Symboliquement, Montreuil (93) a choisi d'éteindre une œuvre lumineuse du plasticien Claude Lévèque, accusé de viols sur mineurs… Et qui se trouve sur la future place Gisèle Halimi. Imbroglio.
Un illustre habitant de la ville de Montreuil (Seine-Saint-Denis) embarrasse la municipalité : le plasticien Claude Lévèque, 68 ans, accusé de viols sur mineurs. Celui-ci avait fait l’objet d’une commande publique de la municipalité : sa sculpture, Modern Dance, inaugurée en 2015, illumine un château d’eau de ses anneaux de fibre optique bleus. Que faire, désormais, de cette œuvre ? D’autant qu’elle trône sur une place qui devrait être baptisée sous peu du nom de feu l’avocate féministe Gisèle Halimi…
Les révélations du Monde et de Mediapart en janvier ont suscité des débats houleux au sein de l’équipe municipale. Faut-il déboulonner cette œuvre coûteuse, commandée du temps de l’ancienne maire Dominique Voynet et qui s’inscrit dans le cadre d’un projet d’amélioration d’un quartier populaire, le Bel Air ? Ou bien élaborer une solution provisoire en attendant une décision de justice ? L’affaire Lévèque interroge le devenir des œuvres d’artistes en disgrâce, qui plus est, lorsqu’elles sont monumentales et situées dans l’espace public. Si la plupart des collections publiques conservent ses œuvres pour l’instant, le galeriste Kamel Mennour a annoncé que Claude Lévèque mettait fin à leur collaboration.
À Montrouge (Hauts-de-Seine), où trône une autre illumination signée Lévèque, la municipalité a fait valoir la présomption d’innocence pour ne pas la retirer. Celle de Montreuil, en revanche, a choisi son camp et pris les devants, en se désolidarisant du plasticien : « Nous avons décidé de ne pas rallumer l’oeuvre [celle-ci est en effet éteinte durant la journée, ndlr] », a indiqué l’adjointe à la culture Alexie Lorca, qui a tenu à réaffirmer le soutien de la ville aux victimes de pédocriminalité. Mama Doucoure, conseillère municipale déléguée au droit des femmes, à la lutte contre les violences faites aux femmes et contre les discriminations s’estime « satisfaite » de la décision : « Je m’attends néanmoins à ce que l’oeuvre soit vandalisée », prévient-elle.
« On pourrait lui apposer une plaque stipulant que jamais on ne mettra sur un même pied l’homme et l’artiste, par exemple. S’il est reconnu coupable, on peut la démonter. Que les artistes ne pensent pas qu’ils ont tous les droits », suggère de son côté Roselyne Rollier, présidente de l’association féministe de la Maison des femmes de Montreuil.
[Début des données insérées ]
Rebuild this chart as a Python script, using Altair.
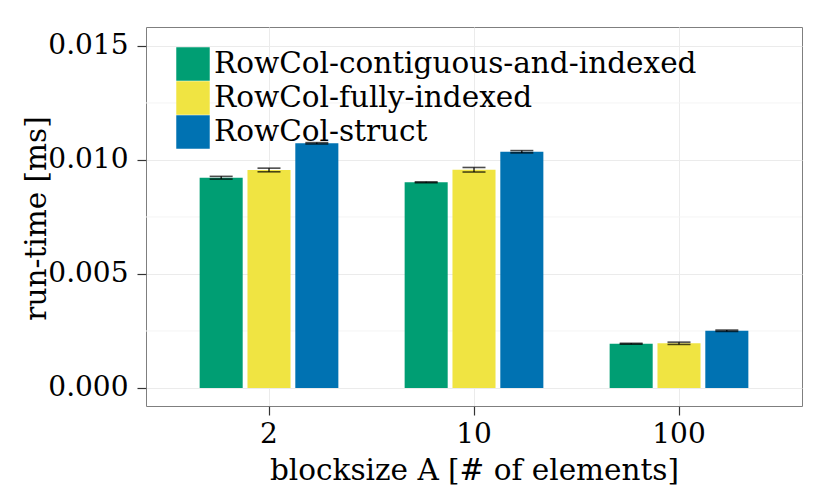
import altair as alt
import pandas as pd

blocksizes = ["2", "10", "100"]
variants = ["RowCol-contiguous-and-indexed", "RowCol-fully-indexed", "RowCol-struct"]
colors = ["#009E73", "#F0E442", "#0072B2"]

# run-time [ms] per blocksize, per variant
mean_contig = [0.00922, 0.00902, 0.00194]
mean_fully = [0.00956, 0.00957, 0.00196]
mean_struct = [0.01073, 0.01036, 0.00251]
err_contig = [0.00006, 0.00002, 0.00002]
err_fully = [0.00008, 0.00010, 0.00005]
err_struct = [0.00003, 0.00005, 0.00003]

y_ticks = [0.0, 0.005, 0.010, 0.015]
y_minor = [0.0025, 0.0075, 0.0125]

rows = []
for v, means, errs in [(variants[0], mean_contig, err_contig),
                       (variants[1], mean_fully, err_fully),
                       (variants[2], mean_struct, err_struct)]:
    for b, m, e in zip(blocksizes, means, errs):
        rows.append({"blocksize": b, "variant": v, "time": m, "lo": m - e, "hi": m + e})
df = pd.DataFrame(rows)
minor_df = pd.DataFrame({"v": y_minor})

FONT = "DejaVu Serif"
FS_TICK = 28
FS = 29.5

x_enc = alt.X("blocksize:N", sort=blocksizes,
              scale=alt.Scale(paddingInner=0.3, paddingOuter=0.25),
              axis=alt.Axis(title="blocksize A [# of elements]", labelAngle=0,
                            labelFont=FONT, titleFont=FONT,
                            labelFontSize=FS_TICK, labelColor="black", labelPadding=5,
                            tickSize=9, tickColor="#333333", tickWidth=1.2,
                            grid=True, gridColor="#EBEBEB", gridWidth=1,
                            domain=False, titleFontSize=FS, titleFontWeight="normal",
                            titleColor="black", titleY=73, titleBaseline="alphabetic"))
xo_enc = alt.XOffset("variant:N", sort=variants,
                     scale=alt.Scale(paddingInner=0.1, paddingOuter=0.05))
y_scale = alt.Scale(domain=[-0.00079, 0.01583], nice=False, zero=False)

bars = alt.Chart(df).mark_bar().encode(
    x=x_enc,
    xOffset=xo_enc,
    y=alt.Y("time:Q", scale=y_scale,
            axis=alt.Axis(title="run-time [ms]", values=y_ticks, format=".3f",
                          labelFont=FONT, titleFont=FONT,
                          labelFontSize=FS_TICK, labelColor="black", labelPadding=9,
                          tickSize=9, tickColor="#333333", tickWidth=1.2,
                          grid=True, gridColor="#EBEBEB", gridWidth=1,
                          domain=False, titleFontSize=FS, titleFontWeight="normal",
                          titleColor="black", titleAngle=-90, titleX=-101, titleY=191,
                          titleAlign="center", titleBaseline="alphabetic")),
    y2=alt.datum(0),
    color=alt.Color("variant:N", sort=variants,
                    scale=alt.Scale(domain=variants, range=colors),
                    legend=alt.Legend(title=None, orient="none", legendX=30, legendY=20,
                                      symbolType="square", symbolSize=1120,
                                      symbolStrokeWidth=0, symbolOpacity=1,
                                      labelFont=FONT,
                                      labelFontSize=FS, labelColor="black",
                                      labelOffset=4, rowPadding=0, labelLimit=600)),
)

vrules = alt.Chart(df).mark_rule(color="black", strokeWidth=1.2).encode(
    x=alt.X("blocksize:N", sort=blocksizes),
    xOffset=alt.XOffset("variant:N", sort=variants),
    y=alt.Y("lo:Q", scale=y_scale),
    y2="hi:Q",
)
cap_lo = alt.Chart(df).mark_tick(color="black", size=23, thickness=1.6, orient="horizontal").encode(
    x=alt.X("blocksize:N", sort=blocksizes),
    xOffset=alt.XOffset("variant:N", sort=variants),
    y=alt.Y("lo:Q", scale=y_scale),
)
cap_hi = alt.Chart(df).mark_tick(color="black", size=23, thickness=1.6, orient="horizontal").encode(
    x=alt.X("blocksize:N", sort=blocksizes),
    xOffset=alt.XOffset("variant:N", sort=variants),
    y=alt.Y("hi:Q", scale=y_scale),
)
minor = alt.Chart(minor_df).mark_rule(color="#F4F4F4", strokeWidth=1).encode(
    y=alt.Y("v:Q", scale=y_scale)
)

chart = alt.layer(minor, bars, vrules, cap_lo, cap_hi).properties(
    width=656, height=379,
    padding={"left": 138, "top": 19, "right": 20, "bottom": 84},
    autosize=alt.AutoSizeParams(type="none"),
).configure(
    font=FONT
).configure_view(
    stroke="#7F7F7F", strokeWidth=1
)

chart.save("out.html", embed_options={"renderer": "svg", "actions": False})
Magali Lesauvage, journaliste co-autrice de l’enquête de Mediapart nuance :« Tout dépend du contexte et de l’œuvre. Ici, il s’agit d’une œuvre abstraite, contrairement à d’autres qui sont des images d’enfants parfois très suggestives. Peut-être est-il trop tôt pour la démonter ? En tout cas, celles qui sont dans des collections publiques ne seront probablement pas remontrées de sitôt au public. » Pour rappel, le sculpteur Laurent Faulon a déposé plainte en 2019 contre le plasticien français pour des faits de « viols sur mineurs de 15 ans et agressions sexuelles sur mineurs de 15 ans », selon Le Monde. Un article de Mediapart a recueilli d’autres témoignages de victimes présumées. Une enquête préliminaire a été ouverte en mai 2019 par le parquet de Bobigny, et confiée à la brigade des mineurs de la Sûreté départementale de Seine-Saint-Denis.
En décembre dernier, la municipalité avait voté en faveur de la dénomination de trois espaces publics d’après des figures de la lutte féministes, dont Simone Veil et Thérèse Clerc. Quant à l’épineuse inauguration de la place Gisèle Halimi, prévue autour du 8 mars, la mairie s’en remet pour l’instant à l’avis de la famille pour trancher face à ce cas de conscience inédit.